§ **EXERCISE BRIEF**
Please transcribe the listing below in full and word for word, without its pictures.

§ **DATASET CONTENT**
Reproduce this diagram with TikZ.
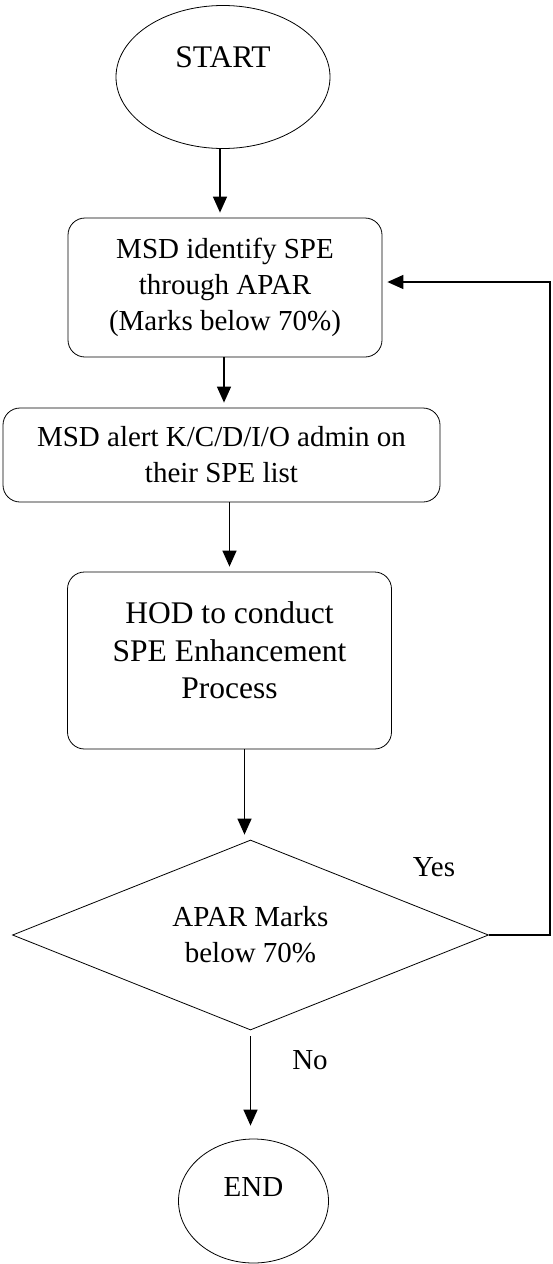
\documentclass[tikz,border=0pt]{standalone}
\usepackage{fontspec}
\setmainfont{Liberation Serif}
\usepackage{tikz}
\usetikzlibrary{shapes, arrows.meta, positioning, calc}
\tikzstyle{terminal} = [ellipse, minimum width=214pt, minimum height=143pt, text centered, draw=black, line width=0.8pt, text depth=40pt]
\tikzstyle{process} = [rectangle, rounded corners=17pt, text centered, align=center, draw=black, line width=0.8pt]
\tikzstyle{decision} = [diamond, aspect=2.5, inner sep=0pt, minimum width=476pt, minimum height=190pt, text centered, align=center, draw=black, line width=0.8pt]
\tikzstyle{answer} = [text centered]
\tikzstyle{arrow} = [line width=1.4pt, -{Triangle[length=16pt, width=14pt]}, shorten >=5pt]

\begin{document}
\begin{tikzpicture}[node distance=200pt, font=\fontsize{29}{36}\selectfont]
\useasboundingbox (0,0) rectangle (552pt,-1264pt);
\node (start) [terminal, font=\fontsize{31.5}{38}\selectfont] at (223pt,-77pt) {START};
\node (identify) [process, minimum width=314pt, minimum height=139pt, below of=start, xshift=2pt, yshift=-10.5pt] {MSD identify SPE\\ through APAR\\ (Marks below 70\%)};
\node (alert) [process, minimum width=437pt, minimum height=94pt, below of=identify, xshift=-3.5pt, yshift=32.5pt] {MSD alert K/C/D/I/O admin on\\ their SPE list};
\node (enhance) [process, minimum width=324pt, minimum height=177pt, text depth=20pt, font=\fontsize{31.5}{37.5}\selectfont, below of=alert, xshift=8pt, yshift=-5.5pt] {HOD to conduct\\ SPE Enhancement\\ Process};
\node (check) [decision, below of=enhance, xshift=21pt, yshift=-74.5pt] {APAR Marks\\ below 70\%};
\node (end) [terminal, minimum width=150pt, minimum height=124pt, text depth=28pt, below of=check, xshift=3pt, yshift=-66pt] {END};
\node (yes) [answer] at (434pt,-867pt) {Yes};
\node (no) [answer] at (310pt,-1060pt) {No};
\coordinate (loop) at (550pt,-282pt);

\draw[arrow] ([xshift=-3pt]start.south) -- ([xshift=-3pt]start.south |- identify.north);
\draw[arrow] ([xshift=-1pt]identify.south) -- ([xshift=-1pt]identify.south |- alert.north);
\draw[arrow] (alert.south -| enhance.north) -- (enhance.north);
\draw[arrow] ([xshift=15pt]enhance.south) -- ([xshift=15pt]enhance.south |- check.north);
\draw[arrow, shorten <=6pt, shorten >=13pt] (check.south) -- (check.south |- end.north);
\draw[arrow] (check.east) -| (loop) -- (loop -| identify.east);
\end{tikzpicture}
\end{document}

§ **EXERCISE OUTPUT**
Reproduce this diagram with TikZ.
\documentclass[tikz,border=0pt]{standalone}
\usepackage{fontspec}
\setmainfont{Liberation Serif}
\usepackage{tikz}
\usetikzlibrary{shapes, arrows.meta, positioning, calc}
\tikzstyle{terminal} = [ellipse, minimum width=214pt, minimum height=143pt, text centered, draw=black, line width=0.8pt, text depth=40pt]
\tikzstyle{process} = [rectangle, rounded corners=17pt, text centered, align=center, draw=black, line width=0.8pt]
\tikzstyle{decision} = [diamond, aspect=2.5, inner sep=0pt, minimum width=476pt, minimum height=190pt, text centered, align=center, draw=black, line width=0.8pt]
\tikzstyle{answer} = [text centered]
\tikzstyle{arrow} = [line width=1.4pt, -{Triangle[length=16pt, width=14pt]}, shorten >=5pt]

\begin{document}
\begin{tikzpicture}[node distance=200pt, font=\fontsize{29}{36}\selectfont]
\useasboundingbox (0,0) rectangle (552pt,-1264pt);
\node (start) [terminal, font=\fontsize{31.5}{38}\selectfont] at (223pt,-77pt) {START};
\node (identify) [process, minimum width=314pt, minimum height=139pt, below of=start, xshift=2pt, yshift=-10.5pt] {MSD identify SPE\\ through APAR\\ (Marks below 70\%)};
\node (alert) [process, minimum width=437pt, minimum height=94pt, below of=identify, xshift=-3.5pt, yshift=32.5pt] {MSD alert K/C/D/I/O admin on\\ their SPE list};
\node (enhance) [process, minimum width=324pt, minimum height=177pt, text depth=20pt, font=\fontsize{31.5}{37.5}\selectfont, below of=alert, xshift=8pt, yshift=-5.5pt] {HOD to conduct\\ SPE Enhancement\\ Process};
\node (check) [decision, below of=enhance, xshift=21pt, yshift=-74.5pt] {APAR Marks\\ below 70\%};
\node (end) [terminal, minimum width=150pt, minimum height=124pt, text depth=28pt, below of=check, xshift=3pt, yshift=-66pt] {END};
\node (yes) [answer] at (434pt,-867pt) {Yes};
\node (no) [answer] at (310pt,-1060pt) {No};
\coordinate (loop) at (550pt,-282pt);

\draw[arrow] ([xshift=-3pt]start.south) -- ([xshift=-3pt]start.south |- identify.north);
\draw[arrow] ([xshift=-1pt]identify.south) -- ([xshift=-1pt]identify.south |- alert.north);
\draw[arrow] (alert.south -| enhance.north) -- (enhance.north);
\draw[arrow] ([xshift=15pt]enhance.south) -- ([xshift=15pt]enhance.south |- check.north);
\draw[arrow, shorten <=6pt, shorten >=13pt] (check.south) -- (check.south |- end.north);
\draw[arrow] (check.east) -| (loop) -- (loop -| identify.east);
\end{tikzpicture}
\end{document}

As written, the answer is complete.